-- begin --

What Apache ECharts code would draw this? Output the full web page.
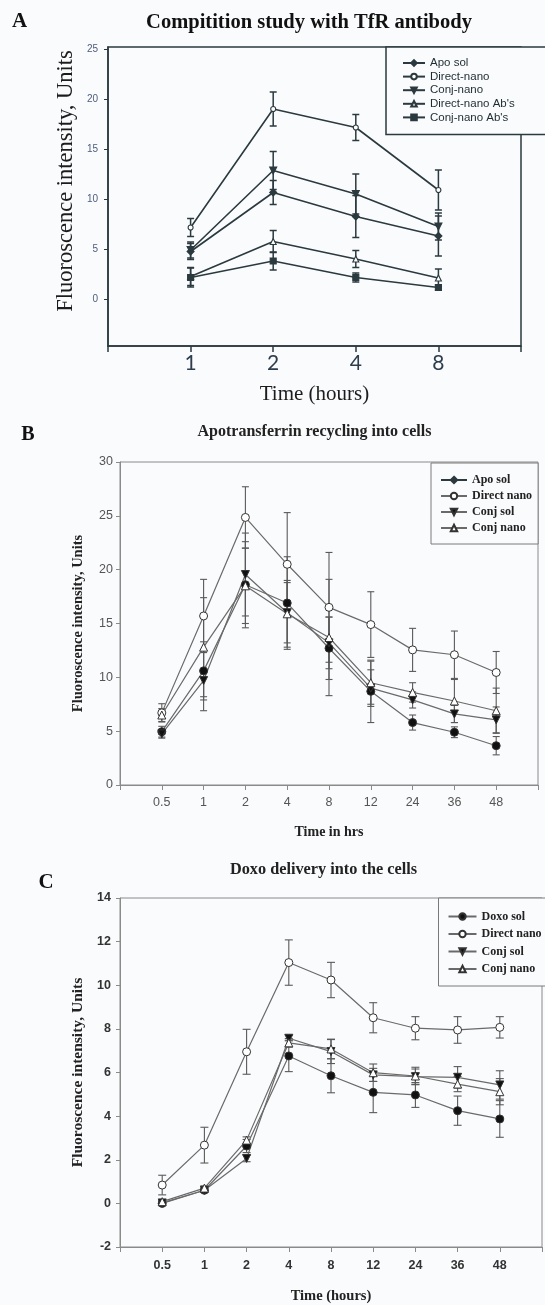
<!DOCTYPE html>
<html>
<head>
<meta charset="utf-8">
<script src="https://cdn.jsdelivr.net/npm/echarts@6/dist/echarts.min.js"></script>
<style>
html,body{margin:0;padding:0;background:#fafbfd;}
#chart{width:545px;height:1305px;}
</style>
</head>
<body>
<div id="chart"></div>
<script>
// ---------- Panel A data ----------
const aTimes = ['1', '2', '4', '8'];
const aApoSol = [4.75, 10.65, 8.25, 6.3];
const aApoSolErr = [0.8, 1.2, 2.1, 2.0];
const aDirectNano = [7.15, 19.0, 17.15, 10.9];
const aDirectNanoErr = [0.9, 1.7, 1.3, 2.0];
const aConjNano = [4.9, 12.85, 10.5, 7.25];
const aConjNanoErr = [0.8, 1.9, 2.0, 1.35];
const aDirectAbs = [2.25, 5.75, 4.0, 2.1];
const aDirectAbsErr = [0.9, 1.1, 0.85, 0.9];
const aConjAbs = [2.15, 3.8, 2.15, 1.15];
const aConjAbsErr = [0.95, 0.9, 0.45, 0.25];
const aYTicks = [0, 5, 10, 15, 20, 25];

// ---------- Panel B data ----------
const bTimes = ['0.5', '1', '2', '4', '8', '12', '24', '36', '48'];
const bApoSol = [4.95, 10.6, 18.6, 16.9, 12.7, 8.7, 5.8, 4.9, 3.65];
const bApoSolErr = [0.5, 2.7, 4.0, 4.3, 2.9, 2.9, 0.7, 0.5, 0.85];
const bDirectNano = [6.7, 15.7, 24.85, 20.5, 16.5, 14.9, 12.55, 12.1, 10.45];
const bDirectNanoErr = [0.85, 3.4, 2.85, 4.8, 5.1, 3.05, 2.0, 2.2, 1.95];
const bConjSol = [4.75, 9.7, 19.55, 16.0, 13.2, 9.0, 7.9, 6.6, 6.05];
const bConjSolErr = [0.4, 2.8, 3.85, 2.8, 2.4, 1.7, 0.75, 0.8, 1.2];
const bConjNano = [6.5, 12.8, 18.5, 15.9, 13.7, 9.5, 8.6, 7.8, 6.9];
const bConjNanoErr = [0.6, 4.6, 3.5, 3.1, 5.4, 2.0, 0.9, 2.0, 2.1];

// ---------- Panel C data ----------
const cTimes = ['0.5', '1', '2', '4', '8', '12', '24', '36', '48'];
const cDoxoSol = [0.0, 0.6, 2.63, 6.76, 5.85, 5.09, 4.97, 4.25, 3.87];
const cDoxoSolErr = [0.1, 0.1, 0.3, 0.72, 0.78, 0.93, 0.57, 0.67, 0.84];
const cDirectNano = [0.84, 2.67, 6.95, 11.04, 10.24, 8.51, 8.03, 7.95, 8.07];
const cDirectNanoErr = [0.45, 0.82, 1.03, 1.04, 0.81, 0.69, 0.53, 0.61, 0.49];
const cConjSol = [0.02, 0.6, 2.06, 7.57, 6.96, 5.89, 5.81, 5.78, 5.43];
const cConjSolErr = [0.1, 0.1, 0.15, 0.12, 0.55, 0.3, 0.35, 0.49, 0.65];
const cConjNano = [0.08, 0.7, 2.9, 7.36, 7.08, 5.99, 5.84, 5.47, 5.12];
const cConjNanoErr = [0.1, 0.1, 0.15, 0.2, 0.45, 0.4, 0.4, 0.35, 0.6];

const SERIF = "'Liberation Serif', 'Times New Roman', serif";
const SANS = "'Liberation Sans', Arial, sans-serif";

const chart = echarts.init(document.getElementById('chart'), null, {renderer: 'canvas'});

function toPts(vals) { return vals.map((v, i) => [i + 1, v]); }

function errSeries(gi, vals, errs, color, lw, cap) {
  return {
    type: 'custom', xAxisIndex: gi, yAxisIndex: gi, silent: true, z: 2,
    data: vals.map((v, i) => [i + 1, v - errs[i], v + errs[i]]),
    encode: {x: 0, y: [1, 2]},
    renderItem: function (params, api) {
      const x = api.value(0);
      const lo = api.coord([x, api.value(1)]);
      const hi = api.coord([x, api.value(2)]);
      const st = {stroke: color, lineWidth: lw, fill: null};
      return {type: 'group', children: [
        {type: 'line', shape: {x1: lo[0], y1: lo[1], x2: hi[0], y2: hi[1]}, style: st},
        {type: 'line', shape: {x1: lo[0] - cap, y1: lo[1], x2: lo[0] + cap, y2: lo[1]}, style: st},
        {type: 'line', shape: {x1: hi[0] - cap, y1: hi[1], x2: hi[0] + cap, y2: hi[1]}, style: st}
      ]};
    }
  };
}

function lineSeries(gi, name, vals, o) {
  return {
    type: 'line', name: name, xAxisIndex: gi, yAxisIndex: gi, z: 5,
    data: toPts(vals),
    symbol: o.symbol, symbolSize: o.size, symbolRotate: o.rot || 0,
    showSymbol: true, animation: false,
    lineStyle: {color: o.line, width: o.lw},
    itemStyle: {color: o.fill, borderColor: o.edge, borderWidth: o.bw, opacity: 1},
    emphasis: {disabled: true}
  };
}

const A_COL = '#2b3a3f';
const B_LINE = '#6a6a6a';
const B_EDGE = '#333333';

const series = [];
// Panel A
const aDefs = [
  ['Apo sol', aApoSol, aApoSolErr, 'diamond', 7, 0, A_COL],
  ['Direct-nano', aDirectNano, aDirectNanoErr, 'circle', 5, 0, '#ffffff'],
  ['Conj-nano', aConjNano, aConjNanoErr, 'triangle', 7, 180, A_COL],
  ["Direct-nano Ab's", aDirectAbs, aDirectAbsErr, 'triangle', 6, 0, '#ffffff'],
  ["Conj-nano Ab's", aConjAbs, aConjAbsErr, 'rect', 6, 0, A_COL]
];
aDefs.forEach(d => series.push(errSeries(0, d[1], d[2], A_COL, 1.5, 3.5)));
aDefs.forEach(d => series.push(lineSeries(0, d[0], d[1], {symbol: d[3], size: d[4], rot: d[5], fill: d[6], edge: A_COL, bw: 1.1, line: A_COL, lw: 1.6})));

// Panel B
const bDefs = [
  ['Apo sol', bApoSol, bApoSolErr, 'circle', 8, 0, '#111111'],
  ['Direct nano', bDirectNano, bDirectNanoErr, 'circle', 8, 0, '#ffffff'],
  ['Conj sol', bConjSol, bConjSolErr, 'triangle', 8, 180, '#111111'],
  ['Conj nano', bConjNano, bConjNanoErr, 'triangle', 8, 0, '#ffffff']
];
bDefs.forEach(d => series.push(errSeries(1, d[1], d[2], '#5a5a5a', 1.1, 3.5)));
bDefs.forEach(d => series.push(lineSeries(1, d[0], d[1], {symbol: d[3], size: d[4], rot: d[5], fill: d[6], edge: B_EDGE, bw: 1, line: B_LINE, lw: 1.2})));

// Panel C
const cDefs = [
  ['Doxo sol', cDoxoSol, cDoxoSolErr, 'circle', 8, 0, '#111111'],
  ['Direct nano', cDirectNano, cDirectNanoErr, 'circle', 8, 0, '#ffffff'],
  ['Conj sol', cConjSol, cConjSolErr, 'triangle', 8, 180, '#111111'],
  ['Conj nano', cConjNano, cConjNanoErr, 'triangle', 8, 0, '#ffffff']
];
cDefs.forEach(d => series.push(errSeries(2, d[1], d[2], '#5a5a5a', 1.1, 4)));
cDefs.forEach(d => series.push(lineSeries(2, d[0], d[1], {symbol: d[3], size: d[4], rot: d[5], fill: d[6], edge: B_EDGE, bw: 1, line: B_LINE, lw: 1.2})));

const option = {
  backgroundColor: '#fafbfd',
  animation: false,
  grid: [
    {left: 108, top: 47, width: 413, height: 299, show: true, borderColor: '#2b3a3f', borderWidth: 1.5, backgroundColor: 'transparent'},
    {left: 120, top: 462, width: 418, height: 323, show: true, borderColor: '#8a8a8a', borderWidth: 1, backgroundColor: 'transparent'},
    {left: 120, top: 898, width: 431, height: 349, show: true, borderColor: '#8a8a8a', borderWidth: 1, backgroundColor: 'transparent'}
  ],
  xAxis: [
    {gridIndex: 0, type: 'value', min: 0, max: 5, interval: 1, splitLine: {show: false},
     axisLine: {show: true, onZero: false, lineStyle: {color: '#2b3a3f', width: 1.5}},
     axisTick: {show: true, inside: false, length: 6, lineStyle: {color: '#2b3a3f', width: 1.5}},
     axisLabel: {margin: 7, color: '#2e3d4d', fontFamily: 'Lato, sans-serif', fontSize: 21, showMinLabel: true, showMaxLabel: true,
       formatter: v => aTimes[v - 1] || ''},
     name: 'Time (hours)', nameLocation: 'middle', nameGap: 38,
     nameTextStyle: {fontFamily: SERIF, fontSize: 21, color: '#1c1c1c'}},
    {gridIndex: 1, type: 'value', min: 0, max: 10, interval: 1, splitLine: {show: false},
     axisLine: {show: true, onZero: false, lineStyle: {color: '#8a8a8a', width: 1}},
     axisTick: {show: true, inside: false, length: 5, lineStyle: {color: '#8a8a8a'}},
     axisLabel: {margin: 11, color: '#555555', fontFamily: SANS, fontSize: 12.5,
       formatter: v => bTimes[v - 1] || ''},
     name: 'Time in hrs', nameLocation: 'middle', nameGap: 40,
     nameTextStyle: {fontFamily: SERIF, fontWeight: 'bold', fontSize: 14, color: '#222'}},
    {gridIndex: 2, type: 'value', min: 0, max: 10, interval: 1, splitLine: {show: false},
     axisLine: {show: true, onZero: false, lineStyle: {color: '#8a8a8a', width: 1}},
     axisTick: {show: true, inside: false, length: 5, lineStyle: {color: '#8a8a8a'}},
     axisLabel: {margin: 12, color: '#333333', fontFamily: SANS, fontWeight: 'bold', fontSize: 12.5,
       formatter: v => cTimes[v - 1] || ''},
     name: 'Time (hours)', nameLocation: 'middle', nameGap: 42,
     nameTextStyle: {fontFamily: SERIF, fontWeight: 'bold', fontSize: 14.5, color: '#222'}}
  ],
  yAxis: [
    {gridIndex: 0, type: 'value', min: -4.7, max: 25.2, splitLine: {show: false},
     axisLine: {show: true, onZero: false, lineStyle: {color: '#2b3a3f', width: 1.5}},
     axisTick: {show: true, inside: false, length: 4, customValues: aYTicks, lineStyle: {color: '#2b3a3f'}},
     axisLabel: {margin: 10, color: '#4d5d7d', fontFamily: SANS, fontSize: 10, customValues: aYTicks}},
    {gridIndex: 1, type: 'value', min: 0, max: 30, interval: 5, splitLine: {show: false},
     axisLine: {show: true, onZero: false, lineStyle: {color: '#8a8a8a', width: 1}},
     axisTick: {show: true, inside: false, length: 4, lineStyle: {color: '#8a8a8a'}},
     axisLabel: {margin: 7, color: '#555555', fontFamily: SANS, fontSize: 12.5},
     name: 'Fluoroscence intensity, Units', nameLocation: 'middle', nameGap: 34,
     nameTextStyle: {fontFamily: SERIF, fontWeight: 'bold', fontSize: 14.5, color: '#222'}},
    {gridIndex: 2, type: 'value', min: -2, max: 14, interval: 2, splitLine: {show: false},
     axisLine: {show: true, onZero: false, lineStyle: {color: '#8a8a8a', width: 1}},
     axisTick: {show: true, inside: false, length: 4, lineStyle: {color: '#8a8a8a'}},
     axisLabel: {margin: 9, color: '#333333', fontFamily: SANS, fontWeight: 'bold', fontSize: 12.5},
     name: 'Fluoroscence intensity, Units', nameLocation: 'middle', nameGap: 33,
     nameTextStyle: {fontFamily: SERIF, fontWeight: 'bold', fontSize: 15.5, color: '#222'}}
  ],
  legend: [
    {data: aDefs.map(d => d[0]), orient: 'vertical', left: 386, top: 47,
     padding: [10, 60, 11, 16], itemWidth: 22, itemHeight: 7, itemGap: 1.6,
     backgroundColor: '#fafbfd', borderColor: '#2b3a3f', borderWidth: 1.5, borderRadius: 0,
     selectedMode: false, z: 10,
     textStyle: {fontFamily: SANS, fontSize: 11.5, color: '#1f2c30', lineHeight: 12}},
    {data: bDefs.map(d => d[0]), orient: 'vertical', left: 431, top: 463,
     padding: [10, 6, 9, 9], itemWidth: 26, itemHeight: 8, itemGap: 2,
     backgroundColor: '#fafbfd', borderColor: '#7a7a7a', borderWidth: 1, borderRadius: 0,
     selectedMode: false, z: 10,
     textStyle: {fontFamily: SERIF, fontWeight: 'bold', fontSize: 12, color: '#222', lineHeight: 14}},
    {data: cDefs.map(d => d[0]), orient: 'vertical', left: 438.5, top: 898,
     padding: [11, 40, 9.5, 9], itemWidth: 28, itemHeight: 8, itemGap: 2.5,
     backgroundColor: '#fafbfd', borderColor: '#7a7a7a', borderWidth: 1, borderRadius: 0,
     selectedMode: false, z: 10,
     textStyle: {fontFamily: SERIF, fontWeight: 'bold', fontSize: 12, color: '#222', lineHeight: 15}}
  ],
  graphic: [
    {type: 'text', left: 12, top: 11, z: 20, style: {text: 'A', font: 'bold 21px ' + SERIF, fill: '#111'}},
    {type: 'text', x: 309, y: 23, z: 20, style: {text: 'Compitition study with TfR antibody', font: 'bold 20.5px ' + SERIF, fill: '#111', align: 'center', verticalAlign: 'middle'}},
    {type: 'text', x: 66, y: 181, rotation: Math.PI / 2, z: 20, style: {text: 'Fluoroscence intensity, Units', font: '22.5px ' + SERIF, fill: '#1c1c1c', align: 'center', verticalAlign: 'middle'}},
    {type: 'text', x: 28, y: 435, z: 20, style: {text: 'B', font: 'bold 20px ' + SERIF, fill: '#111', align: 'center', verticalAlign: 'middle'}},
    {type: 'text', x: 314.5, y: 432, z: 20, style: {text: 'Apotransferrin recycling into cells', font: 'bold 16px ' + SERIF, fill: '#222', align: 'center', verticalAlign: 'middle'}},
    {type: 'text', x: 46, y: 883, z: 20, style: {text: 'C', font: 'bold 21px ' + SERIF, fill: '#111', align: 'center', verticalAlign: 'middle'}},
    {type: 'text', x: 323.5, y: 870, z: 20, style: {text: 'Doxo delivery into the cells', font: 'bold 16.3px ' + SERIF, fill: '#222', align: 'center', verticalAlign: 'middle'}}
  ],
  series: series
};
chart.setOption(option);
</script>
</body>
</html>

-- end --

*What is required:*
Restate the material word for word from its first line through the line containing "const aYTicks = [0, 5, 10, 15, 20, 25];", both included; the pictures do not belong in it.

*Task output:*
What Apache ECharts code would draw this? Output the full web page.
<!DOCTYPE html>
<html>
<head>
<meta charset="utf-8">
<script src="https://cdn.jsdelivr.net/npm/echarts@6/dist/echarts.min.js"></script>
<style>
html,body{margin:0;padding:0;background:#fafbfd;}
#chart{width:545px;height:1305px;}
</style>
</head>
<body>
<div id="chart"></div>
<script>
// ---------- Panel A data ----------
const aTimes = ['1', '2', '4', '8'];
const aApoSol = [4.75, 10.65, 8.25, 6.3];
const aApoSolErr = [0.8, 1.2, 2.1, 2.0];
const aDirectNano = [7.15, 19.0, 17.15, 10.9];
const aDirectNanoErr = [0.9, 1.7, 1.3, 2.0];
const aConjNano = [4.9, 12.85, 10.5, 7.25];
const aConjNanoErr = [0.8, 1.9, 2.0, 1.35];
const aDirectAbs = [2.25, 5.75, 4.0, 2.1];
const aDirectAbsErr = [0.9, 1.1, 0.85, 0.9];
const aConjAbs = [2.15, 3.8, 2.15, 1.15];
const aConjAbsErr = [0.95, 0.9, 0.45, 0.25];
const aYTicks = [0, 5, 10, 15, 20, 25];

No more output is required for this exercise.